Hannah and Chuck’s encounter dances around some unspoken dynamics of harassment. The power game can be as mental as it is physical. Often men who hurt women help women in other ways, and that can be self-serving, too — supporting women’s work might open up new opportunities to take advantage of them, woo them with flattery that ends up entrapping them in a kind of complicity, or help shield the men’s reputations against unseemly accusations.
Of all the shows that have taken on harassment this year, comedian Tig Notaro’s Amazon series “One Mississippi” pulls off the sharpest rebuke of men like Louis C.K., in part because a plotline in the second season was inspired by him. Notaro was mentored by Louis C.K., and he was a producer on “One Mississippi,” but recently she cut ties with him, urged him to address the harassment allegations publicly and wrote a workplace harasser into her own show.
“One Mississippi” stars Notaro as a radio personality with a complicated relationship to her Mississippi hometown. When a producer at her network masturbates in front of a co-worker and friend, Kate (played by her real-life spouse, Stephanie Allynne), Tig goes on a rampage on her behalf. She storms into the masturbator’s office (he denies it), then brings Kate to tell their boss. He finds the account hard to believe, he says, because the masturbator is “so progressive!”
Finally, Tig is on the verge of outing the masturbator live on her radio show when Kate reminds her that she does not have the license to publicly air Kate’s experience. So Tig takes to the airwaves to tell her own story, of being molested by her step-grandfather as a child.
“One Mississippi” serves as a kind of sideways explanation of Notaro’s soured public relationship with Louis C.K. over the past several years and also why her statements about it had always been so vague: It wasn’t her story to tell. Unlike Dev, who was politely deferential to his own harassed co-worker, Tig is insistent on holding the men in her office accountable, regardless of Kate’s feelings. She ultimately defers to Kate’s wishes not to out the masturbator on air, but she still models a different kind of bystander, one who assumes responsibility for harassment in her workplace.
Now that five women have come forward with their own stories about Louis C.K., Notaro told the New York Times that she felt he had attempted to make her complicit in his behavior. She fears “he released my album to cover his tracks,” she said. “He knew it was going to make him look like a good guy, supporting a woman.”
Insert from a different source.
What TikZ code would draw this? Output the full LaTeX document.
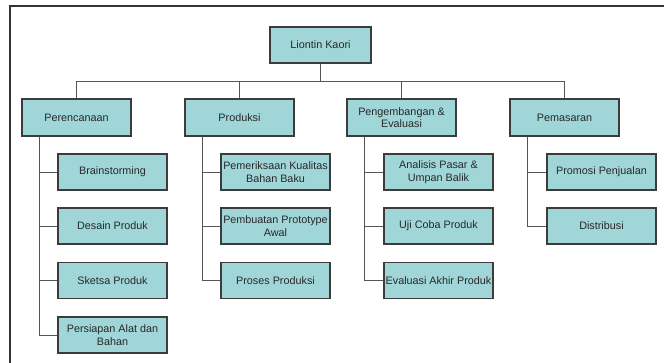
\documentclass[tikz,border=0pt]{standalone}
\usepackage{fontspec}
\setmainfont{Liberation Sans}
\usepackage{tikz}
\usetikzlibrary{calc,positioning}
\definecolor{boxfill}{RGB}{160,214,216}
\definecolor{boxline}{RGB}{60,60,60}
\definecolor{linkcol}{RGB}{85,85,85}
\definecolor{textcol}{RGB}{40,40,40}
\begin{document}
\begin{tikzpicture}[x=1pt,y=-1pt,
  box/.style={draw=boxline,line width=1.1pt,fill=boxfill,text=textcol,align=center,inner sep=0pt,
    minimum width=109pt,minimum height=36pt,font=\fontsize{10.8}{12.6}\selectfont},
  link/.style={draw=linkcol,line width=0.9pt}]
\useasboundingbox (0,0) rectangle (664,363);
\draw[line width=1.6pt,black!80] (664,6) -- (10,6) -- (10,363);
\node[box,minimum width=101pt] (root) at (320.5,45) {Liontin Kaori};
\node[box,minimum height=37pt] (plan) at (76.5,117.5) {Perencanaan};
\node[box,minimum height=37pt] (prod) at (239.5,117.5) {Produksi};
\node[box,minimum height=37pt] (dev) at (401.5,117.5) {Pengembangan \&\\Evaluasi};
\node[box,minimum height=37pt] (mkt) at (564.5,117.5) {Pemasaran};
% Perencanaan
\node[box] (brain) at (112.5,172) {Brainstorming};
\node[box] (desain) at (112.5,226) {Desain Produk};
\node[box] (sketsa) at (112.5,280.5) {Sketsa Produk};
\node[box] (alat) at (112.5,335) {Persiapan Alat dan\\Bahan};
% Produksi
\node[box] (cek) at (275.5,172) {Pemeriksaan Kualitas\\Bahan Baku};
\node[box] (proto) at (275.5,226) {Pembuatan Prototype\\Awal};
\node[box] (proses) at (275.5,280.5) {Proses Produksi};
% Pengembangan & Evaluasi
\node[box] (pasar) at (438.5,172) {Analisis Pasar \&\\Umpan Balik};
\node[box] (uji) at (438.5,226) {Uji Coba Produk};
\node[box] (eval) at (438.5,280.5) {Evaluasi Akhir Produk};
% Pemasaran
\node[box] (promo) at (601.5,172) {Promosi Penjualan};
\node[box] (distr) at (601.5,226) {Distribusi};
\coordinate (bar) at (0,81);
\draw[link] (root.south) -- (root.south |- bar) -| (plan.north);
\draw[link] (root.south |- bar) -| (prod.north);
\draw[link] (root.south |- bar) -| (dev.north);
\draw[link] (root.south |- bar) -| (mkt.north);
\draw[link] ([xshift=18pt]plan.south west) |- (alat.west);
\draw[link] ([xshift=18pt]plan.south west) |- (brain.west);
\draw[link] ([xshift=18pt]plan.south west) |- (desain.west);
\draw[link] ([xshift=18pt]plan.south west) |- (sketsa.west);
\draw[link] ([xshift=18pt]prod.south west) |- (proses.west);
\draw[link] ([xshift=18pt]prod.south west) |- (cek.west);
\draw[link] ([xshift=18pt]prod.south west) |- (proto.west);
\draw[link] ([xshift=18pt]dev.south west) |- (eval.west);
\draw[link] ([xshift=18pt]dev.south west) |- (pasar.west);
\draw[link] ([xshift=18pt]dev.south west) |- (uji.west);
\draw[link] ([xshift=18pt]mkt.south west) |- (distr.west);
\draw[link] ([xshift=18pt]mkt.south west) |- (promo.west);
\end{tikzpicture}
\end{document}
There’s something inviting about taking on sexual harassment in a 30-minute comedic sprint, either as a bottle episode (like the one in “Girls”) or a finale plot twist (as in “Master of None”). If the victim and accuser are minor enough characters, and the behavior less horrendous than rape, it allows the creator to nod to the problem without having to deal with its ramifications all season long.
It seems unlikely that these more fleeting television moments would be scripted exactly this way today. “One Mississippi,” the rare show to commit to its harassment story line, feels like the series best equipped to respond to this moment. In fact, the show has already doubled down, using the masturbation incident to explore the wider scope of sexual violence against women and girls. It’s earned the license to keep telling the story.